Ini bisa menjadi sangat genting bagi kawasan di mana kondisi cuaca bisa berubah dengan sangat cepat, saat angin kencang dan badai petir tropis menghadirkan tantangan berat yang mesti dihadapi para pilot setiap waktu.

Sirkumtansi di seputar jatuhnya AirAsia QZ8501 belumlah diketahui, namun para penyelidik dan bos AirAsia Tony Fernandes sudah telanjur menyalahkan kondisi cuaca yang berubah cepat adalah faktor utama kecelakaan.

Asosiasi Maskapai Asia Pasifik (AAPA) mengatakan bulan lalu bahwa saat maskapai-maskapai ramai-ramai berinvetasi besar-besaran pada pesawat-pesawat hemat bahan bakar demi mengatasi meningkatnya beban operasional, ada keperihatinan yang terus meningkat mengenai perlunya juga berinvestasi pada infrastruktur terkait seperti terminal  bandara, landas pacu dan layanan navigasi udara.

Peralatan usang

Demi mempertahankan pesawat tetap menerbangi koridor penerbangan pada jarak yang aman satu sama lain, ATC di Indonesia memberlakukan pemisahan prosedur dengan memanfaatkan laporan radio dari para pilot untuk menghitung posisi satu pesawat relatif terhadap posisi pesawat lainnya.

Prosedur itu menghabiskan waktu lebih lama ketimbang menggunakan radar canggih yang dioperasikan Singapura dan di mana pun di dunia, yang memungkinkan petugas ATC bisa dengan cepat memanfaatkan data radar yang dikirim balik dari semua pesawat yang berada di area terbang.

Kurangnya perlengkapan terkini dan kondisi cuaca yang tidak stabil ini pernah dikeluhkan para pilot dan pakar penerbangan ketika Boeing 737 Lion Air jatuh pada 2013 di Bali.

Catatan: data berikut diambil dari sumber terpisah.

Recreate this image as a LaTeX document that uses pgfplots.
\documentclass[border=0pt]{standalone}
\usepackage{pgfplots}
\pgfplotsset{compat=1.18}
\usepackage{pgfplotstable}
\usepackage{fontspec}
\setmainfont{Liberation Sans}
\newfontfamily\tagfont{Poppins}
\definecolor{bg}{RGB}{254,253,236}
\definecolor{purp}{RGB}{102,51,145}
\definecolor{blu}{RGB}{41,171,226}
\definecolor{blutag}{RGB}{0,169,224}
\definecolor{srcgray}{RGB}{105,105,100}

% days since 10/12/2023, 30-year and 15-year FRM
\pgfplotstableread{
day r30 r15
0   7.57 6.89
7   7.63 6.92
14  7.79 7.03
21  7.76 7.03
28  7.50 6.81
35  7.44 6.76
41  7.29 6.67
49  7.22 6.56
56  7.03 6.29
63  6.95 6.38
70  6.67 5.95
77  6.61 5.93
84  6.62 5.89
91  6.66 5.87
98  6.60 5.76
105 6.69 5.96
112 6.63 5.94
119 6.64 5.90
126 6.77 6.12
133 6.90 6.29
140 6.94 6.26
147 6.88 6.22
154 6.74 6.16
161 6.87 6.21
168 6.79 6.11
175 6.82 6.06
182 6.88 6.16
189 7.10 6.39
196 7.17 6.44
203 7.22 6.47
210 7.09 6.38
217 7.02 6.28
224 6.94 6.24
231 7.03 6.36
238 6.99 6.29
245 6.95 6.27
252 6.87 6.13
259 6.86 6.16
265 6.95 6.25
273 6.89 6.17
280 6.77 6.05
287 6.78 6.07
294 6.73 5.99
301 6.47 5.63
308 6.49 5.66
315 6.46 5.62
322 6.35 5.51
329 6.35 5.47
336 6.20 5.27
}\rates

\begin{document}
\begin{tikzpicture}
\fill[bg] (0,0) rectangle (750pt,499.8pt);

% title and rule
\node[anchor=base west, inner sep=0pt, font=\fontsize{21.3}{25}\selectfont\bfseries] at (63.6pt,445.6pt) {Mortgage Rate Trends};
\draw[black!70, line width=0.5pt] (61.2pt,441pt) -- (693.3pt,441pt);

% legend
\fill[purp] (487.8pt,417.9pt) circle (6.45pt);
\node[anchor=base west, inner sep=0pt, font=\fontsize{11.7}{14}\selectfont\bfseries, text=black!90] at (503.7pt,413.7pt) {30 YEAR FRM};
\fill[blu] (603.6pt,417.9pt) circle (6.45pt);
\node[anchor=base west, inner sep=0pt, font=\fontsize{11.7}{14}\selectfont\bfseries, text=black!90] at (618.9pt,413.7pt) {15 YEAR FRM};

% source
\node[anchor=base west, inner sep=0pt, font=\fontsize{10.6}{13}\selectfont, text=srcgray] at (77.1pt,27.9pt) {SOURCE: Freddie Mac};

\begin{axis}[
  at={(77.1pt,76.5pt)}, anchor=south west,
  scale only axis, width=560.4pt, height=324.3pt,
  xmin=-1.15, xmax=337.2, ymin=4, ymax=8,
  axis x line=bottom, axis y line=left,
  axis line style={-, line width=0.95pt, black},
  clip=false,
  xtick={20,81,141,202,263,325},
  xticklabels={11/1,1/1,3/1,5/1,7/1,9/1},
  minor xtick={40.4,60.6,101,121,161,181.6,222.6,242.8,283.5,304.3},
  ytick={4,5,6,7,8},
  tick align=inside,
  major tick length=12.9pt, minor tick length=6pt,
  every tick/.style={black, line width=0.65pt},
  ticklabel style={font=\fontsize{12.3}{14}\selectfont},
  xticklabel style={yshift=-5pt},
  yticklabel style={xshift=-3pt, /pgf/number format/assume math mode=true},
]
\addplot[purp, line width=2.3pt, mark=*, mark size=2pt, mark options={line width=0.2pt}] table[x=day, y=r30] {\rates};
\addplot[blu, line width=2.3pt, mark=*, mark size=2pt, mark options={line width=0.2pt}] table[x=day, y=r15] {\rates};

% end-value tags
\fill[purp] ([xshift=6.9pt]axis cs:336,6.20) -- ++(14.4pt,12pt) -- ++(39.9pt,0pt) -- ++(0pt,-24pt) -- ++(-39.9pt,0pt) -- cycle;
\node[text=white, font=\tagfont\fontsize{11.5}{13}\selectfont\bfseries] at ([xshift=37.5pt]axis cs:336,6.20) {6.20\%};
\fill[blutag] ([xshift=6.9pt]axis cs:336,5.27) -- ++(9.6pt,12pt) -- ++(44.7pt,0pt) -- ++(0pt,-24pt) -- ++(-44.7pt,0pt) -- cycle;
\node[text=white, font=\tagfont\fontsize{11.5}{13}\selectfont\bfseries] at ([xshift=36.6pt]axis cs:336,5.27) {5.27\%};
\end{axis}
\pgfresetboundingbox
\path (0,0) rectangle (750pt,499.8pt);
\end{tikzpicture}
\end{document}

Saat itu pilot melaporkan bahwa pesawatnya telah ditarik angin ke bawah ke laut yang jaraknya beberapa meter dari landas pacu.

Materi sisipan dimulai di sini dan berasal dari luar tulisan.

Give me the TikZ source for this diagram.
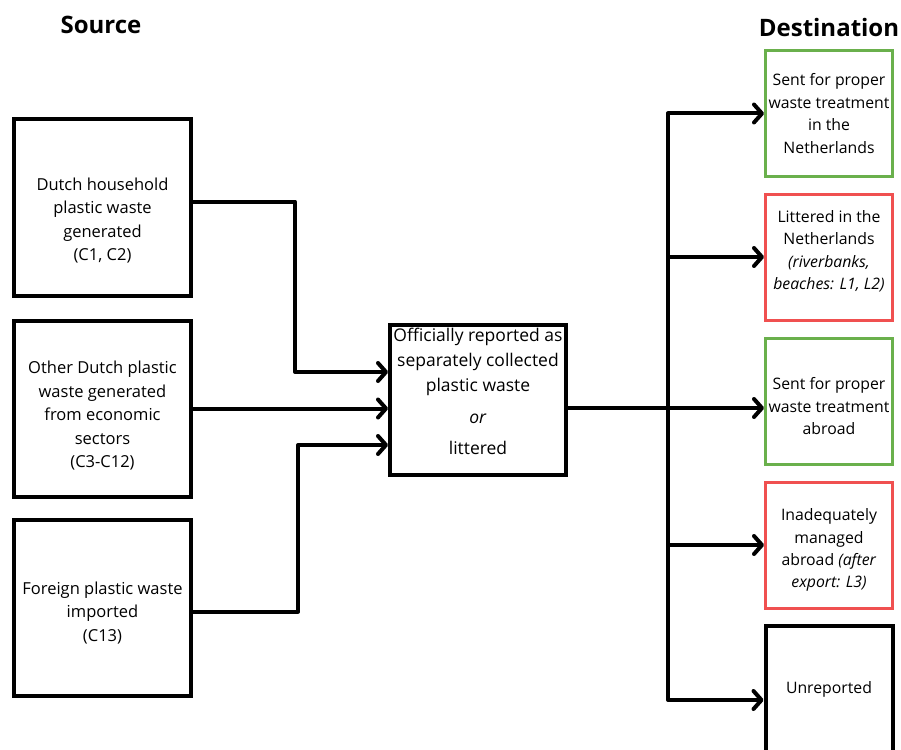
\documentclass[tikz,border=0pt]{standalone}
\usepackage{fontspec}
\setmainfont{Open Sans}
\usepackage{xcolor}
\usepackage{tikz}
\usetikzlibrary{arrows.meta}

\definecolor{okgreen}{HTML}{6AB04C}
\definecolor{badred}{HTML}{F05050}

\tikzset{
 box/.style={draw, line width=4pt, align=center, inner sep=0pt},
 srcbox/.style={box, minimum width=177pt, minimum height=176pt,
  font=\fontsize{16.5pt}{23.5pt}\selectfont},
 dstbox/.style={box, line width=3pt, minimum width=127pt, minimum height=126pt,
  font=\fontsize{15.8pt}{22.4pt}\selectfont},
 title/.style={font=\fontsize{24pt}{28pt}\selectfont\bfseries},
 flow/.style={line width=4pt, line join=round,
  -{Straight Barb[length=8pt,width=18pt,line cap=round,line join=round]}}
}

\begin{document}
\begin{tikzpicture}[x=1pt,y=-1pt]
 \clip (0,0) rectangle (901,749);
 \def\sx{102.5} \def\dx{829}

 %titles
 \node[title] (src) at (101,25) {Source};
 \node[title] (dst) at (829,28) {Destination};

 %sources
 \node[srcbox, minimum height=177pt] (A) at (\sx,207.5) {\\[15pt]Dutch household\\ plastic waste\\ generated\\ (C1, C2)};
 \node[srcbox] (B) at (\sx,408.5) {\\[4pt]Other Dutch plastic\\ waste generated\\ from economic\\ sectors\\ (C3-C12)};
 \node[srcbox] (C) at (\sx,607.5) {\\Foreign plastic waste\\ imported\\ (C13)};

 %middle
 \node[box, minimum width=176pt, minimum height=150pt, font=\fontsize{17.5pt}{25pt}\selectfont] (M) at (478,400)
  {Officially reported as\\ separately collected\\ plastic waste\\[7pt] \textit{or}\\[6pt] littered\\[-7pt]\mbox{}};

 %destinations
 \node[dstbox, draw=okgreen] (D1) at (\dx,113.5) {Sent for proper\\ waste treatment\\ in the\\ Netherlands};
 \node[dstbox, draw=badred] (D2) at (\dx,257) {Littered in the\\ Netherlands\\ \textit{(riverbanks,}\\ \textit{beaches: L1, L2)}\\[-8pt]\mbox{}};
 \node[dstbox, draw=okgreen] (D3) at (\dx,401) {\\Sent for proper\\ waste treatment\\ abroad};
 \node[dstbox, draw=badred] (D4) at (\dx,545) {\\Inadequately\\ managed\\ abroad \textit{(after}\\ \textit{export: L3)}};
 \node[dstbox, line width=4pt] (D5) at (\dx,689) {Unreported};

 %inflows
 \draw[flow] ([yshift=6pt]A.east) -- ++(102,0) |- ([yshift=28pt]M.west);
 \draw[flow] (B.east) -- (B.east -| M.west);
 \draw[flow] ([yshift=-4pt]C.east) -- ++(105,0) |- ([yshift=-45pt]M.west);

 %outflows
 \coordinate (trunk) at (668,0);
 \coordinate (low) at ([yshift=-11pt]D5.west);
 \draw[flow] ([yshift=-8pt]M.east) -- ([yshift=-8pt]M.east -| D3.west);
 \draw[flow] (trunk |- low) |- (D1.west);
 \draw[flow] (trunk |- D1.west) |- (low);
 \draw[flow] (trunk |- D2.west) -- (D2.west);
 \draw[flow] (trunk |- D4.west) -- (D4.west);

\end{tikzpicture}
\end{document}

Itu dianggap contoh klasik dari geseran angin yang adalah perubahan tiba-tiba pada kecepatan dan arah angin. Bandara-bandara di pulau-pulau terkenal di Asia Tenggara seperti Bali, Koh Samui, Langkawi dan Cebu, tidak memiliki perangkat pendeteksi geseran angin di darat yang sebenarnya membantu pilot saat mendarat dan tinggal landas.

Para pilot mengaku keputusan-keputusan sulit kerap muncul dari pengalaman.

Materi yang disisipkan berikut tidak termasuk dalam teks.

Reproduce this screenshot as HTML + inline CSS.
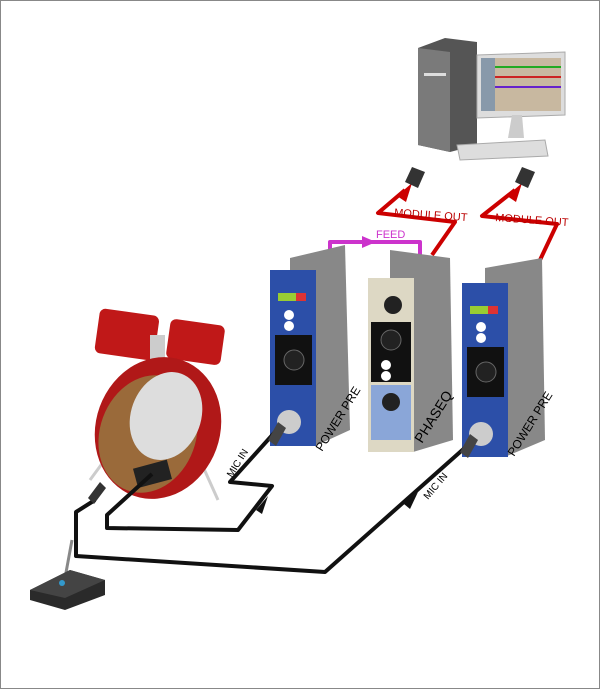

"Menurut saya, jika saya tak mendapatkan izin (mengubah arah terbang) dan saat bersamaan ada cuaca buruk di depan, saya akan menyampingkan saja pesawat itu, baru setelahnya berurusan dengan pihak berwenang," kata seorang mantan pilot SIA lainnya yang kini menjadi pilot pada maskapai Gulf.